The OECD says 137 countries are scrambling to rewrite international tax rules by the end of 2020
The organization is fast tracking the draft to prevent a new trade warBy Adrian Potoroaca 11 comments
Why it matters: Tech giants have been relying on careful tax-planning strategies using low-tax locations for years, but a new initiative by the OECD means no less than 137 countries are willing to work together to update international tax rules for today's complex, digitalized industry.
The governments of 137 countries have begun work on a significant rewrite of international tax rules which target tech giants and other multinational corporations. The initiative is meant to prevent a new trade war, as many of the countries involved already have their own implementations in the works or passed into actual law.

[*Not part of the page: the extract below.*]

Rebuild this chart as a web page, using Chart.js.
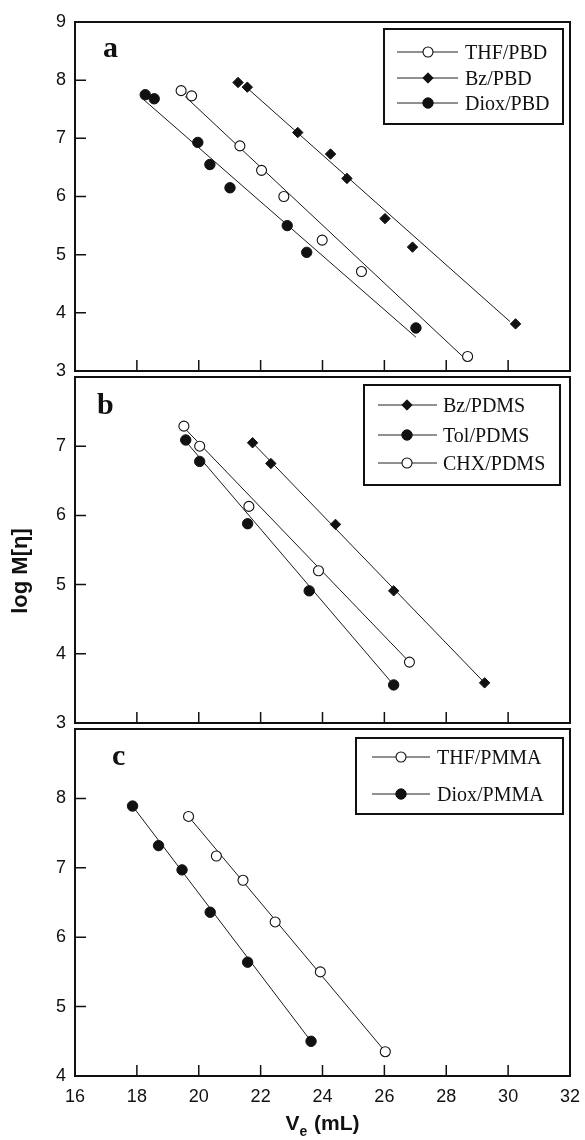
<!DOCTYPE html>
<html><head><meta charset="utf-8">
<script src="https://cdn.jsdelivr.net/npm/chart.js@4.4.1/dist/chart.umd.min.js"></script>
<style>
html,body{margin:0;padding:0;background:#fff;}
#wrap{position:relative;width:585px;height:1140px;}
canvas{position:absolute;left:0;top:0;}
</style></head><body>
<div id="wrap">
<canvas id="ca" width="585" height="1140"></canvas>
<canvas id="cb" width="585" height="1140"></canvas>
<canvas id="cc" width="585" height="1140"></canvas>
</div>
<script>
// ---------- tick values ----------
const xTickValues = [16, 18, 20, 22, 24, 26, 28, 30, 32];
const yTicksA = [3, 4, 5, 6, 7, 8, 9];
const yTicksB = [3, 4, 5, 6, 7, 8];
const yTicksC = [4, 5, 6, 7, 8, 9];

// ---------- panel a : PBD ----------
const thfPbdX  = [19.43, 19.77, 21.33, 22.03, 22.75, 23.99, 25.26, 28.69];
const thfPbdY  = [7.82, 7.73, 6.87, 6.45, 6.00, 5.25, 4.71, 3.25];
const bzPbdX   = [21.27, 21.57, 23.20, 24.26, 24.79, 26.02, 26.91, 30.24];
const bzPbdY   = [7.96, 7.88, 7.10, 6.73, 6.31, 5.62, 5.13, 3.81];
const dioxPbdX = [18.27, 18.56, 19.97, 20.36, 21.01, 22.86, 23.49, 27.02];
const dioxPbdY = [7.75, 7.68, 6.93, 6.55, 6.15, 5.50, 5.04, 3.74];
const thfPbdFitX  = [19.56, 28.55], thfPbdFitY  = [7.72, 3.24];
const bzPbdFitX   = [21.49, 30.06], bzPbdFitY   = [7.90, 3.85];
const dioxPbdFitX = [18.21, 27.02], dioxPbdFitY = [7.67, 3.58];

// ---------- panel b : PDMS ----------
const bzPdmsX  = [21.74, 22.33, 24.42, 26.30, 29.24];
const bzPdmsY  = [7.05, 6.75, 5.87, 4.91, 3.58];
const tolPdmsX = [19.58, 20.03, 21.58, 23.57, 26.30];
const tolPdmsY = [7.09, 6.78, 5.88, 4.91, 3.55];
const chxPdmsX = [19.52, 20.03, 21.62, 23.87, 26.81];
const chxPdmsY = [7.29, 7.00, 6.13, 5.20, 3.88];
const bzPdmsFitX  = [21.74, 29.24], bzPdmsFitY  = [7.05, 3.58];
const tolPdmsFitX = [19.58, 26.30], tolPdmsFitY = [7.07, 3.55];
const chxPdmsFitX = [19.52, 26.81], chxPdmsFitY = [7.27, 3.88];

// ---------- panel c : PMMA ----------
const thfPmmaX  = [19.67, 20.57, 21.43, 22.47, 23.93, 26.03];
const thfPmmaY  = [7.74, 7.17, 6.82, 6.22, 5.50, 4.35];
const dioxPmmaX = [17.86, 18.70, 19.46, 20.37, 21.58, 23.63];
const dioxPmmaY = [7.89, 7.32, 6.97, 6.36, 5.64, 4.50];
const thfPmmaFitX  = [19.67, 26.03], thfPmmaFitY  = [7.74, 4.35];
const dioxPmmaFitX = [17.86, 23.63], dioxPmmaFitY = [7.89, 4.50];

// ---------- text ----------
const yTitle = 'log M[\u03B7]';
const xTitleMain = 'V', xTitleSub = 'e', xTitleRest = ' (mL)';

// ---------- styles ----------
const SANS = '"Liberation Sans", Arial, sans-serif';
const SERIF = '"Liberation Serif", "Times New Roman", serif';
const INK = '#111';
const STY = {
  open:    {pointStyle: 'circle',  radius: 5.0, bg: '#fff', bw: 1.1},
  filled:  {pointStyle: 'circle',  radius: 5.2, bg: INK,    bw: 1},
  diamond: {pointStyle: 'rectRot', radius: 5.2, bg: INK,    bw: 1}
};

const pts = (xs, ys) => xs.map((x, i) => ({x, y: ys[i]}));
const markerSet = (label, xs, ys, s) => ({
  label, data: pts(xs, ys), showLine: false,
  pointStyle: s.pointStyle, pointRadius: s.radius,
  pointBackgroundColor: s.bg, pointBorderColor: INK, pointBorderWidth: s.bw
});
const fitSet = (xs, ys) => ({
  label: '', data: pts(xs, ys), showLine: true, pointRadius: 0,
  borderColor: '#1a1a1a', borderWidth: 1, fill: false
});

const decor = {
  id: 'decor',
  afterDatasetsDraw(chart, args, o) {
    const {ctx, chartArea: a} = chart;
    const x = chart.scales.x, y = chart.scales.y;
    ctx.save();
    ctx.strokeStyle = INK;
    ctx.lineWidth = 1.5;
    ctx.beginPath();
    o.xTicks.forEach(v => {
      if (v <= x.min || v >= x.max) return;
      const px = x.getPixelForValue(v);
      ctx.moveTo(px, a.bottom); ctx.lineTo(px, a.bottom - 11);
    });
    o.yTicks.forEach(v => {
      if (v <= y.min || v >= y.max) return;
      const py = y.getPixelForValue(v);
      ctx.moveTo(a.left, py); ctx.lineTo(a.left + 11, py);
    });
    ctx.stroke();
    ctx.lineWidth = 2;
    ctx.strokeRect(a.left, a.top, a.right - a.left, a.bottom - a.top);

    // panel letter
    ctx.fillStyle = INK;
    ctx.font = 'bold 30px ' + SERIF;
    ctx.textBaseline = 'alphabetic';
    ctx.textAlign = 'left';
    ctx.fillText(o.letter.text, o.letter.x, o.letter.y);

    // legend box
    const L = o.legend;
    ctx.lineWidth = 2;
    ctx.strokeRect(L.box[0], L.box[1], L.box[2] - L.box[0], L.box[3] - L.box[1]);
    ctx.font = '20px ' + SERIF;
    L.items.forEach((it, i) => {
      const ry = L.rows[i];
      ctx.strokeStyle = '#222'; ctx.lineWidth = 1;
      ctx.beginPath(); ctx.moveTo(L.line[0], ry); ctx.lineTo(L.line[1], ry); ctx.stroke();
      const s = STY[it.style];
      ctx.fillStyle = s.bg; ctx.strokeStyle = INK; ctx.lineWidth = s.bw;
      Chart.helpers.drawPoint(ctx, {pointStyle: s.pointStyle, radius: s.radius, borderWidth: s.bw, rotation: 0}, L.marker, ry);
      ctx.fillStyle = INK;
      ctx.fillText(it.label, L.textX, ry + 7);
    });

    if (o.yTitle) {
      ctx.save();
      ctx.translate(o.yTitle.x, o.yTitle.y);
      ctx.rotate(-Math.PI / 2);
      ctx.font = 'bold 22px ' + SANS;
      ctx.textAlign = 'center';
      ctx.textBaseline = 'middle';
      ctx.fillStyle = INK;
      ctx.fillText(yTitle, 0, 0);
      ctx.restore();
    }
    if (o.xTitle) {
      const big = 'bold 21px ' + SANS, small = 'bold 14px ' + SANS;
      ctx.font = big; const w1 = ctx.measureText(xTitleMain).width; const w3 = ctx.measureText(xTitleRest).width;
      ctx.font = small; const w2 = ctx.measureText(xTitleSub).width;
      const cx = (a.left + a.right) / 2;
      let sx = cx - (w1 + w2 + 1 + w3) / 2;
      const by = o.xTitle.y;
      ctx.fillStyle = INK; ctx.textAlign = 'left'; ctx.textBaseline = 'alphabetic';
      ctx.font = big; ctx.fillText(xTitleMain, sx, by); sx += w1;
      ctx.font = small; ctx.fillText(xTitleSub, sx, by + 6); sx += w2 + 1;
      ctx.font = big; ctx.fillText(xTitleRest, sx, by);
    }
    ctx.restore();
  }
};

function makePanel(id, cfg) {
  return new Chart(document.getElementById(id), {
    type: 'scatter',
    data: {datasets: cfg.datasets},
    plugins: [decor],
    options: {
      responsive: false, animation: false, devicePixelRatio: 1, events: [],
      layout: {padding: {left: 0, right: 15, top: cfg.top, bottom: cfg.bottom}},
      plugins: {legend: {display: false}, tooltip: {enabled: false}, decor: cfg.decor},
      scales: {
        x: {
          type: 'linear', min: 16, max: 32, display: cfg.showX,
          afterFit: s => { s.height = cfg.showX ? 40 : 0; s.paddingLeft = 0; s.paddingRight = 0; },
          afterBuildTicks: s => { s.ticks = xTickValues.map(v => ({value: v})); },
          grid: {display: false, drawTicks: false}, border: {display: false},
          ticks: {padding: 10, color: INK, maxRotation: 0, autoSkip: false,
                  font: {family: SANS, size: 18}}
        },
        y: {
          type: 'linear', min: cfg.yTicks[0], max: cfg.yTicks[cfg.yTicks.length - 1],
          afterFit: s => { s.width = 75; s.paddingTop = 0; s.paddingBottom = 0; },
          afterBuildTicks: s => { s.ticks = cfg.yTicks.map(v => ({value: v})); },
          grid: {display: false, drawTicks: false}, border: {display: false},
          ticks: {padding: 9, color: INK, font: {family: SANS, size: 18},
                  callback: v => (cfg.hideY.includes(v) ? '' : String(v))}
        }
      }
    }
  });
}

makePanel('ca', {
  top: 22, bottom: 1140 - 371, showX: false, yTicks: yTicksA, hideY: [],
  datasets: [
    markerSet('THF/PBD', thfPbdX, thfPbdY, STY.open),
    markerSet('Bz/PBD', bzPbdX, bzPbdY, STY.diamond),
    markerSet('Diox/PBD', dioxPbdX, dioxPbdY, STY.filled),
    fitSet(thfPbdFitX, thfPbdFitY), fitSet(bzPbdFitX, bzPbdFitY), fitSet(dioxPbdFitX, dioxPbdFitY)
  ],
  decor: {
    xTicks: xTickValues, yTicks: yTicksA,
    letter: {text: 'a', x: 103, y: 57},
    legend: {box: [384, 29, 563, 124], rows: [52, 78, 103], line: [397, 458], marker: 428, textX: 465,
             items: [{label: 'THF/PBD', style: 'open'}, {label: 'Bz/PBD', style: 'diamond'}, {label: 'Diox/PBD', style: 'filled'}]}
  }
});

makePanel('cb', {
  top: 377, bottom: 1140 - 723, showX: false, yTicks: yTicksB, hideY: [8],
  datasets: [
    markerSet('Bz/PDMS', bzPdmsX, bzPdmsY, STY.diamond),
    markerSet('Tol/PDMS', tolPdmsX, tolPdmsY, STY.filled),
    markerSet('CHX/PDMS', chxPdmsX, chxPdmsY, STY.open),
    fitSet(bzPdmsFitX, bzPdmsFitY), fitSet(tolPdmsFitX, tolPdmsFitY), fitSet(chxPdmsFitX, chxPdmsFitY)
  ],
  decor: {
    xTicks: xTickValues, yTicks: yTicksB,
    letter: {text: 'b', x: 97, y: 414},
    legend: {box: [364, 385, 560, 485], rows: [405, 435, 463], line: [378, 437], marker: 407, textX: 443,
             items: [{label: 'Bz/PDMS', style: 'diamond'}, {label: 'Tol/PDMS', style: 'filled'}, {label: 'CHX/PDMS', style: 'open'}]},
    yTitle: {x: 21, y: 571}
  }
});

makePanel('cc', {
  top: 729, bottom: 1140 - 1076 - 40, showX: true, yTicks: yTicksC, hideY: [9],
  datasets: [
    markerSet('THF/PMMA', thfPmmaX, thfPmmaY, STY.open),
    markerSet('Diox/PMMA', dioxPmmaX, dioxPmmaY, STY.filled),
    fitSet(thfPmmaFitX, thfPmmaFitY), fitSet(dioxPmmaFitX, dioxPmmaFitY)
  ],
  decor: {
    xTicks: xTickValues, yTicks: yTicksC,
    letter: {text: 'c', x: 112, y: 765},
    legend: {box: [356, 738, 563, 814], rows: [757, 794], line: [372, 430], marker: 401, textX: 437,
             items: [{label: 'THF/PMMA', style: 'open'}, {label: 'Diox/PMMA', style: 'filled'}]},
    xTitle: {y: 1130}
  }
});
</script>
</body></html>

The plan was first announced by the Organization for Economic Cooperation and Development (OECD) in October 2019, after preliminary talks concluded with an outline agreement on changing tax regulations dating as far back as 1920s.
The countries involved have started sending proposals, and officials will meet in Paris to conduct negotiations on where tax should be paid and "what share of profit should be taxed" when digital businesses do not have a physical presence in a given market.
The OECD says there is an urgent need to compile a draft as quickly as possible, as a growing number of countries are scrambling to craft their own "digital tax." One prime example is France, whose digital tax invoked a promise from US President Donald Trump to levy import taxes on $2.4 billion worth of French products.
Companies like Apple, Google, Amazon, Facebook, and other tech giants have been using low-tax locations like Ireland over the years to avoid cutting into their profits, but they've done so to the extent that there is now a powerful consensus among countries to establish a fair system that works in today's context, where companies can book most of their revenue from countries where they sell their digital services without a physical presence.
France hinted earlier this month that it might hold off on its digital tax until the end of the year, mostly because of insistence from other EU members. Meanwhile, the OECD has to present at least a preliminary consensus-based solution that will apply to companies that operate online search engines, social media platforms, online marketplaces, streaming services, cloud computing, and advertising.
Amazon and Apple so far have expressed their support for OECD's efforts, mainly because they would be an important step in preventing double taxation and "unilateral distortive measures."
Apple CEO Tim Cook noted that "logically everybody knows it needs to be rehauled, I would certainly be the last person to say that the current system or the past system was the perfect system. I'm hopeful and optimistic that the OECD will find something."